“Antes ele ‘só’ me batia em casa, e não passava disso. Hoje, depois da medida protetiva, ele me ameaça, me persegue, e a ira dele aumentou quando o denunciei. Tenho medo de morrer”, conta a empresária Juliana*, que apanhou do marido por cinco anos. Ela representa um universo de mulheres que tiveram esperança com a Lei Maria da Penha (LMP), criada em 2006 para protegê-las. Mas a lei ainda está longe de acabar com a realidade cruel vivida por elas. A falta de estrutura para cumprir a legislação é o principal entrave.
Nesta quarta, o Instituto de Pesquisa Econômica Aplicada (Ipea) divulgou um estudo que mostra que os assassinatos de mulheres dentro de casa se mantêm praticamente no mesmo patamar em dez anos (veja infografia ao lado). Mas o órgão considera que isso já é um avanço, porque as mortes “deixaram de crescer” cerca de 10% depois da LMP. Para chegar a esse dado, a pesquisa compara as taxas de homicídios em residências entre homens e mulheres. “Os índices de assassinatos como um todo aumentaram (no país), mas, na contramão disso, a lei conseguiu conter os homicídios de mulheres dentro de casa”, considera o diretor de Estudos e Políticas do Ipea, Daniel Cerqueira.
Para a desembargadora Evangelina Castilho Duarte, essa comparação é complicada. “O homicídio de homem aumentou porque a violência social, o tráfico e as brigas cresceram. Já os registros das mulheres têm uma origem mais refinada. O crime é praticado em razão de uma violência doméstica inserida em um contexto de machismo”, explica Evangelina, que é superintendente da Coordenadoria da Mulher em Situação de Violência Doméstica e Familiar.
Maria da Penha Maia Fernandes, 70, a mulher que deu origem à lei após levar um tiro do marido e ficar paraplégica, acredita que as mortes por violência doméstica estão no mesmo nível porque nos municípios menores a legislação não foi implementada de fato, com políticas públicas. “Só em 2013, todas as capitais passaram a ter equipamentos que fizeram a lei sair do papel”, destaca.
Gerente do Centro de Apoio à Mulher-Benvinda, em Belo Horizonte, Daniele Caldas cita entraves e avanços. “O número de profissionais em delegacias e defensorias, por exemplo, é insuficiente.
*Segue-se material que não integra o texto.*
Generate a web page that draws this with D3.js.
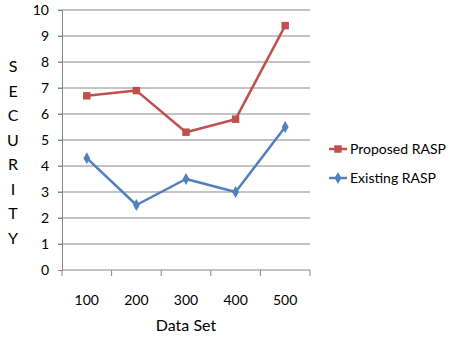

As medidas protetivas são concedidas de maneira mais rápida do que há quatro anos. O problema é que o oficial de justiça nem sempre consegue ‘avisar’ ao agressor”, diz.
Em 6 de junho de 2014, data que faz questão de lembrar, Juliana* achou que o sofrimento acabaria. “Criei coragem, sai de casa e fui à delegacia, mas o meu medo aumentou, e minha vida é um inferno. Não adianta ter a lei se não há como cumprir”, afirma. (Com agências)
Só 1%
Até 2013, as instituições do sistema de Justiça especializadas no atendimento e processamento das ações das mulheres em situação de violência estavam presentes em menos de 1% dos municípios brasileiros. Segundo dados da Secretaria Nacional de Políticas para as Mulheres, o número de Juizados de Violência Doméstica e Familiar contra a mulher e de Varas Adaptadas de Violência Doméstica e Familiar, somados, em fevereiro de 2015, era de 101.
Expansão
O Projeto Casa da Mulher vai implantar, até o fim de 2016, um local de acolhimento para mulheres que sofrerem agressão por parte do companheiro. Nessas casas, as vítimas contarão com serviços especializados, como delegacia, juizado, defensoria, promotoria e equipes psicossociais. A iniciativa é importante ainda para que elas possam recomeçar a vida profissional, com orientação sobre emprego e renda. O objetivo é que os serviços possam ser oferecidos de maneira humanizada.